Loungers is looking to capitalise on the “really strong new site opportunities” it is finding in the property market, as it gets back to its pre-Covid run rate of 25 new site openings a year, chief executive Nick Collins has told MCA.

The operator of 175 café/bar/restaurants, under its Lounges and Cosy Club brands, has already opened seven new sites since the beginning of its current financial year in mid-April, and has 23 on the cards over the course of it.

Collins said those sites, and the three it opened last year, have been performing very strongly and it is keen to open more like them and fulfil the strategy is set out at the time of its IPO. It has also been pleasantly surprised by the strength of performance from its Cosy Club sites, in city centres, “which we might not have expected”.

“Where we see the real opportunity is finding really prime pitch opportunities in strong target locations where we might have been looking for a number of years and have struggled to find fantastic sites. We are finding more of those now and that’s helping influence our strong performance in terms of the latest cohort of openings,” he said. “It feels like a really good time for the business to be growing.”

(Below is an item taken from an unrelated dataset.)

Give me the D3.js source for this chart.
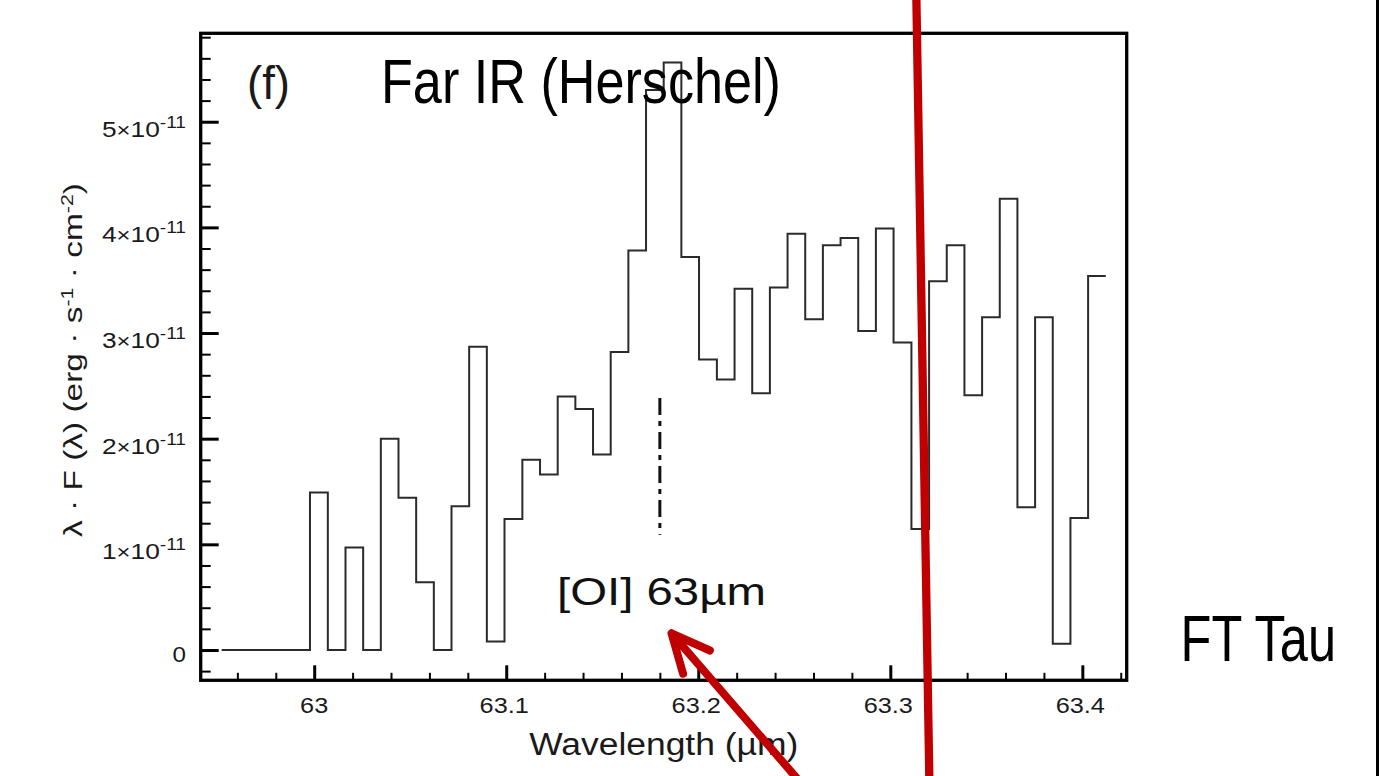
<!DOCTYPE html>
<html>
<head>
<meta charset="utf-8">
<script src="https://cdn.jsdelivr.net/npm/d3@7"></script>
<style>
body { margin: 0; background: #fff; }
svg { display: block; }
text { font-family: "Liberation Sans", Arial, Helvetica, sans-serif; }
</style>
</head>
<body>
<div id="image"></div>
<script>
var width = 1379, height = 776;
// plot box (pixels)
var box = {left: 200.7, top: 33.3, right: 1126.7, bottom: 680.3};

// bin edges of the spectrum (µm)
var binEdges = [62.9518, 62.9610, 62.9702, 62.9794, 62.9886, 62.9978, 63.0071, 63.0163, 63.0255, 63.0347,
    63.0439, 63.0531, 63.0623, 63.0715, 63.0807, 63.0899, 63.0991, 63.1084, 63.1176, 63.1268,
    63.1360, 63.1452, 63.1544, 63.1636, 63.1728, 63.1820, 63.1912, 63.2004, 63.2097, 63.2189,
    63.2281, 63.2373, 63.2465, 63.2557, 63.2649, 63.2741, 63.2833, 63.2925, 63.3017, 63.3110,
    63.3202, 63.3294, 63.3386, 63.3478, 63.3570, 63.3662, 63.3754, 63.3846, 63.3938, 63.4030,
    63.4122];
// flux in each bin, units of 1e-11 erg s-1 cm-2
var flux = [0, 0, 0, 0, 0, 1.49, 0, 0.97, 0, 2.00,
    1.44, 0.64, 0, 1.36, 2.87, 0.08, 1.24, 1.80, 1.66, 2.40,
    2.28, 1.85, 2.82, 3.78, 5.30, 5.56, 3.72, 2.75, 2.56, 3.42,
    2.43, 3.43, 3.94, 3.13, 3.83, 3.90, 3.02, 3.99, 2.91, 1.145,
    3.49, 3.83, 2.41, 3.15, 4.27, 1.35, 3.15, 0.06, 1.25, 3.54];

var xTicks = [63, 63.1, 63.2, 63.3, 63.4];
var xTickLabels = ["63", "63.1", "63.2", "63.3", "63.4"];
var yTicks = [0, 1, 2, 3, 4, 5];
var yTickLabels = ["0", "1", "2", "3", "4", "5"];

// [OI] line marker
var oiWave = 63.18;
var oiRange = [1.09, 2.385];

// red annotations, in data coordinates
var redLine = [[63.3135, 6.25], [63.3204, -1.3]];
var redArrow = [[63.1861, 0.158], [63.2566, -1.325]];

var x = d3.scaleLinear().domain([62.9409, 63.4231]).range([box.left, box.right]);
var y = d3.scaleLinear().domain([-0.287, 5.837]).range([box.bottom, box.top]);

var svg = d3.select("#image").append("svg")
    .attr("width", width)
    .attr("height", height);

// stretch a text horizontally (the figure fonts are wide)
function stretch(sel, k) {
    sel.each(function () {
        var w = this.getComputedTextLength();
        d3.select(this).attr("textLength", w * k).attr("lengthAdjust", "spacingAndGlyphs");
    });
}

// spectrum as a step line
var pts = binEdges.map(function (e, i) {
    return [e, flux[Math.min(i, flux.length - 1)]];
});
var line = d3.line()
    .x(function (d) { return x(d[0]); })
    .y(function (d) { return y(d[1]); })
    .curve(d3.curveStepAfter);

svg.append("path")
    .datum(pts)
    .attr("d", line)
    .attr("fill", "none")
    .attr("stroke", "#2b2b2b")
    .attr("stroke-width", 2);

// frame
svg.append("rect")
    .attr("x", box.left)
    .attr("y", box.top)
    .attr("width", box.right - box.left)
    .attr("height", box.bottom - box.top)
    .attr("fill", "none")
    .attr("stroke", "#000")
    .attr("stroke-width", 3.3);

// ticks (inside)
var xMinor = d3.range(62.96, 63.43, 0.02).filter(function (v) {
    return Math.abs(v * 10 - Math.round(v * 10)) > 0.01;
});
var yMinor = d3.range(-0.2, 5.81, 0.2).filter(function (v) {
    return Math.abs(v - Math.round(v)) > 0.01;
});

function tickAxis(axis, vals, size, w, tr) {
    var g = svg.append("g")
        .attr("transform", tr)
        .call(axis.tickValues(vals).tickSize(-size).tickFormat(""));
    g.select(".domain").remove();
    g.selectAll("line").attr("stroke", "#000").attr("stroke-width", w);
}
tickAxis(d3.axisBottom(x), xTicks, 15, 3, "translate(0," + box.bottom + ")");
tickAxis(d3.axisBottom(x), xMinor, 7.5, 2, "translate(0," + box.bottom + ")");
tickAxis(d3.axisLeft(y), yTicks, 18, 3, "translate(" + box.left + ",0)");
tickAxis(d3.axisLeft(y), yMinor, 10, 2, "translate(" + box.left + ",0)");

// x tick labels
svg.selectAll(".xlab")
    .data(xTicks)
    .enter().append("text")
    .attr("class", "xlab")
    .attr("x", function (d) { return x(d) - (d % 1 === 0 ? 0 : 2); })
    .attr("y", 713)
    .attr("text-anchor", "middle")
    .attr("font-size", 22)
    .attr("fill", "#1a1a1a")
    .text(function (d, i) { return xTickLabels[i]; })
    .call(stretch, 1.15);

// y tick labels : 0, then  n×10^-11
yTicks.forEach(function (v, i) {
    var t = svg.append("text")
        .attr("x", 186)
        .attr("text-anchor", "end")
        .attr("font-size", 22)
        .attr("fill", "#1a1a1a");
    if (v === 0) {
        t.attr("y", y(v) + 12).text(yTickLabels[i]).call(stretch, 1.1);
    } else {
        t.attr("y", y(v) + 15);
        t.append("tspan").text(yTickLabels[i]);
        t.append("tspan").attr("font-size", 20).text("×");
        t.append("tspan").text("10");
        t.append("tspan").attr("dy", -9).attr("font-size", 16).text("-11");
        t.attr("textLength", 84).attr("lengthAdjust", "spacingAndGlyphs");
    }
});

// axis titles
svg.append("text")
    .attr("x", (box.left + box.right) / 2)
    .attr("y", 755)
    .attr("text-anchor", "middle")
    .attr("font-size", 31)
    .attr("fill", "#1a1a1a")
    .attr("textLength", 269)
    .attr("lengthAdjust", "spacingAndGlyphs")
    .text("Wavelength (µm)");

var yt = svg.append("text")
    .attr("transform", "translate(82,360) rotate(-90)")
    .attr("text-anchor", "middle")
    .attr("font-size", 25)
    .attr("fill", "#1a1a1a");
yt.append("tspan").text("λ · F (λ) (erg · s");
yt.append("tspan").attr("dy", -9).attr("font-size", 16).text("-1");
yt.append("tspan").attr("dy", 9).text(" · cm");
yt.append("tspan").attr("dy", -9).attr("font-size", 16).text("-2");
yt.append("tspan").attr("dy", 9).text(")");
yt.attr("textLength", 354).attr("lengthAdjust", "spacingAndGlyphs");

// [OI] marker and label
svg.append("line")
    .attr("x1", x(oiWave)).attr("x2", x(oiWave))
    .attr("y1", y(oiRange[1])).attr("y2", y(oiRange[0]))
    .attr("stroke", "#111")
    .attr("stroke-width", 3)
    .attr("stroke-dasharray", "17,6,5,6");

svg.append("text")
    .attr("x", 557)
    .attr("y", 605)
    .attr("font-size", 39)
    .attr("fill", "#111")
    .attr("textLength", 209)
    .attr("lengthAdjust", "spacingAndGlyphs")
    .text("[OI] 63µm");

// panel letter and titles
svg.append("text")
    .attr("x", 247)
    .attr("y", 99)
    .attr("font-size", 46)
    .attr("fill", "#1a1a1a")
    .attr("textLength", 43)
    .attr("lengthAdjust", "spacingAndGlyphs")
    .text("(f)");

svg.append("text")
    .attr("x", 381)
    .attr("y", 103)
    .attr("font-size", 63)
    .style("font-family", "'Liberation Sans Narrow', 'Liberation Sans', Arial, sans-serif")
    .attr("fill", "#000")
    .attr("textLength", 400)
    .attr("lengthAdjust", "spacingAndGlyphs")
    .text("Far IR (Herschel)");

svg.append("text")
    .attr("x", 1180.5)
    .attr("y", 661)
    .attr("font-size", 64)
    .style("font-family", "'Liberation Sans Narrow', 'Liberation Sans', Arial, sans-serif")
    .attr("fill", "#000")
    .attr("textLength", 155.5)
    .attr("lengthAdjust", "spacingAndGlyphs")
    .text("FT Tau");

// right border of the slide
svg.append("line")
    .attr("x1", 1377.5).attr("x2", 1377.5)
    .attr("y1", 0).attr("y2", height)
    .attr("stroke", "#000")
    .attr("stroke-width", 3);

// red annotations
var red = "#c00000";
svg.append("line")
    .attr("x1", x(redLine[0][0])).attr("y1", y(redLine[0][1]))
    .attr("x2", x(redLine[1][0])).attr("y2", y(redLine[1][1]))
    .attr("stroke", red)
    .attr("stroke-width", 8.3);

var tip = [x(redArrow[0][0]), y(redArrow[0][1])];
var tail = [x(redArrow[1][0]), y(redArrow[1][1])];
var ang = Math.atan2(tail[1] - tip[1], tail[0] - tip[0]);
var barb = 42, spread = 25 * Math.PI / 180;
var arrowPath = d3.path();
arrowPath.moveTo(tail[0], tail[1]);
arrowPath.lineTo(tip[0], tip[1]);
arrowPath.moveTo(tip[0] + barb * Math.cos(ang - spread), tip[1] + barb * Math.sin(ang - spread));
arrowPath.lineTo(tip[0], tip[1]);
arrowPath.lineTo(tip[0] + barb * Math.cos(ang + spread), tip[1] + barb * Math.sin(ang + spread));

svg.append("path")
    .attr("d", arrowPath.toString())
    .attr("fill", "none")
    .attr("stroke", red)
    .attr("stroke-width", 8)
    .attr("stroke-linecap", "round")
    .attr("stroke-linejoin", "round");
</script>
</body>
</html>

Its bread and butter still remains converting A1 premises into Lounges in particular, but it has benefitted from contraction in the hospitality market, picking up a handful of what were previously Pizza Express restaurants recently.

Normal growth expectations resumed

In terms of its growth split between Lounges and Cosy Club, the business has previously worked to the target of opening around five Cosy Club and 20 Lounges per year, which remains the goal. This year, of the 23 in the pipeline, Collins says two are likely to be Cosy Club, but that the opportunities do come in peaks and troughs.

It is also in the early stages of trialling a new Cosy Club food menu at five of its venues, with the broad goal to elevate the dishes in terms of the quality of the ingredients used and reduce the overall dish count. “It is quite a substantial change and we’ll see over the coming weeks how that trial progresses.”

The business, which reported strong like-for-like growth of +23.7% in the nine-week period from 17 May to 18 July 2021, compared with the same period in 2019, has been benefitting some of behavioural changes brought about by the pandemic, including the increase in footfall in local high streets and the number of people working from home.

While Collins doesn’t expect the benefits will be as marked as they currently are, once the sector recovers from the pandemic, he suspects they will continue to benefit from them to a degree as life returns to a different kind of normal.

Loungers capacity is also still 10-15% down on its normal level, with the furniture it has in storage not likely to return to sites until at least the end of the summer holidays, said Collins, with current table spacing, and other Covid safety measures, remaining in place for the time being.